About twenty five years ago I worked out a handling that let me set up on the fly, and use two regular cards. At one point I was in Roy’s shop in Glasgow, and did Card Warp for some poor unsuspecting shopper. When they left, Roy told me that I was the first person that he had seen use unprepared cards, and that it was a little known fact that Roy’s original handling also set up on the fly, but it was changed when the routine was published to make it easier to perform. It’s nice to think that I’m one of the very few people who know the original, original handling.
The Slop Shuffle by Sid Lorraine in Royal Road. I honestly don’t know how long I’ve been using the slop shuffle, but it’s got me into a fair number of heated discussions late at night at conventions and online. Here’s why: I maintain that it’s the best version of Triumph for working magicians. It needs no table, so can be performed standing and surrounded, which is how most working magicians find themselves. It’s very easy to follow, and takes about 90 seconds to perform, which means if the food arrives in the middle it’s easy to wind up. It’s completely impromptu, and can be done with any deck in any condition, even when missing thirteen cards.
Card on Forehead and in pocket by various. This is a mish mash routine that I’ll do if the conditions are right (in my working repertoire, about 90% is non card stuff). The core of the card to forehead part is from Mike Close, and the ending is David Williamson’s 51 cards to pocket version of Carlyle’s Homing Card.

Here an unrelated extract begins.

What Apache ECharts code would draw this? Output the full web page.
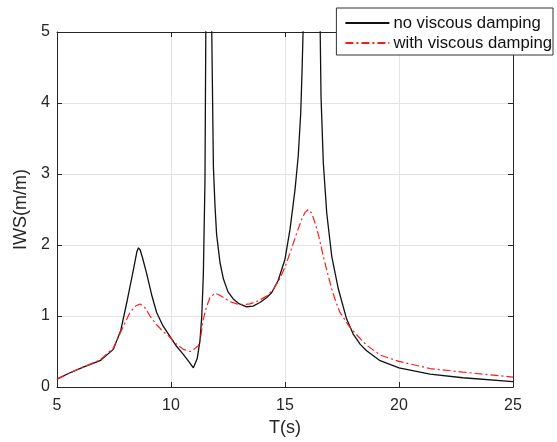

This is an example of my mantra (explained in my Taking the Stage blog posts) that we should stop thinking about ‘tricks’ and concentrate on ‘routines’. On their own, each of these routines is exemplary, but by taking bits and bobs from each and connecting them, I found that I had a routine that better suited my own performing style and character. I used this routine in the Close Up room in the Magic Castle, since I felt I had to do at least one card routine, but I’ve used it on stage a lot as well.
To be honest, there were several candidates for third place; Three Found Cards, Card to wallet, or a gambling dem could all have taken the spot.